Stuff Happens, Week 3: A Mountie mourned; a politician quits; a football deflates.

Following the utterly pointless shootings of two RCMP officers in St. Albert, the question was asked: why was Shawn Rehn, the killer, walking free? It’s a good question. Rehn was a longtime scumbag, having served prison time for various misdeeds. He should have served more time, probably, but didn’t. He apparently stole the truck that the ill-fated Mounties had come to investigate. As the facts became clearer, it appears Rehn was just another minor league punk pushed through the overburdened judicial system, a bad guy, a career petty criminal, who was likely one crime away from a long prison term. A crime like stealing a truck.

On a semi-related topic, why does the media (especially television news) bother with “statements” issued by politicians? Stephen Harper and Jim Prentice both issued statements about the shootings, but everyone knows they were written by some in-house hack and is generally nothing more than the usual “terrible tragedy” boilerplate. Now, if the prime minister or the premier actually spoke in front of cameras, that would be different. But reprinting or airing statements is pointless and waste of everyone’s time. All news outlets are guilty of this kind of institutional laziness.

Doug Horner — a longtime PC MLA, multiple-time cabinet minister, one-time leadership hopeful and member of an Alberta political dynasty — announced last week he is quitting politics, not next year when the election is held, but the end of this month. It’s a baffling decision, which immediately lead to more speculation of a spring election. Alberta law (for what it’s worth) states that a byelection must be held within six months of a seat becoming vacant, which led some to interpret that Prentice is going to call an election within that time frame, and Horner knows it.  But if that’s the case, then why wouldn’t Horner just ride out the last two or three months of his political career? I think it’s more likely that Horner simply cannot stand the thought of ex-Wildrosers promoted to the front bench while he languishes on the furthest back benches of the legislature. Can’t say that I blame him. He was a loyal soldier and a solid servant of the people (I faced him in the legislature, and rarely made him sweat). Seeing people who made his life miserable now promoted ahead of him has got to grate.

It was revealed this week that Canadian Forces soldiers, who were supposed to be safely blasting Islamic State targets from jets, engaged in actual boots-on-the-ground combat with the terrorist organization. The fact that no Canadians were injured reduced the impact of the story, but if a Canadian had been injured or killed, there would have been hell to pay. Remember, this was supposed to be a ‘non-combat’ mission. Snipers and bombs sounds like combat to me.

Premier Jim Prentice was in Arizona on Sunday, where he spent $54,000 at an auction to land a vintage 1956 T-Bird. Prentice is, of course, entitled to spend his money any way he wants, but with his government facing a drastic shortfall in revenue, and the prospect of serious belt-tightening looming, the optics are not the best.
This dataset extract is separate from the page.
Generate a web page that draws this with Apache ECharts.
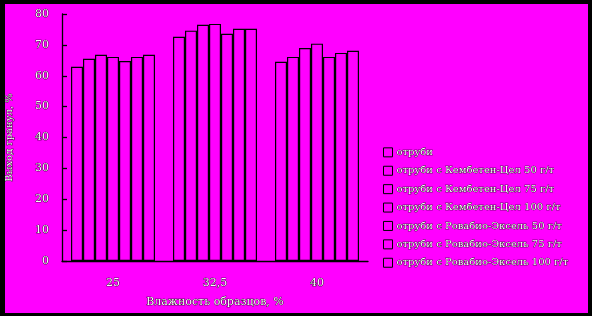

Mind you, this is a province where high school dropouts drive pickups worth more than that T-Bird, so most people will probably just shrug.

Speaking of bad optics, cops in Kenya tear-gassed children who were protesting against the removal of the school playground. Hey, we’ve ALL wanted to teargas children in a playground, but still …

Still with children, the parents of a British kid were presented with a ‘no-show fee’ bill for $29 CDN for failing to show up at a friend’s birthday party. The bill was for a ticket to a ski slope, including snow tubing and tobogganing and lunch. This begs the question: there’s skiing in Britain?

A new Oxfam report says the richest 80 people in the world now have the same amount of wealth as the bottom 3.5 billion. The report says by next year, the richest 1 per cent will own as much as everyone else in the world combined.

Remember last year when a disgusted Oiler fan threw his jersey on the ice after another lethargic Oiler loss? Now the trend has arrived in Toronto, where the Leafs are in a prolonged, typical funk. But there’s a twist in TO: the jersey throwers have been charged with public mischief! Seriously. The Leafs are robbing fans blind, and a fan gets a penalty?

Still with sports, there is a controversy surrounding the National Football League’s New England Patriots, who are alleged to have deflated the balls used in their ridiculously easy victory Sunday over the Indianapolis Colts to advance to the Super Bowl. The American media, displaying its profound creativity, call it (sigh) Deflategate.  Patriots QB Tom Brady was forced to hold a press conference to talk about how he likes his balls, which he managed to do without once snickering.

RIP: Toller Cranston, the first male Canadian figure skating superstar who was flamboyant before flamboyant became mainstream, at 65 … King Abdullah of Saudi Arabia at 90 … Anne Kirkbridge, who played Dierdre Barlow on Coronation Street for 44 years, at age 60.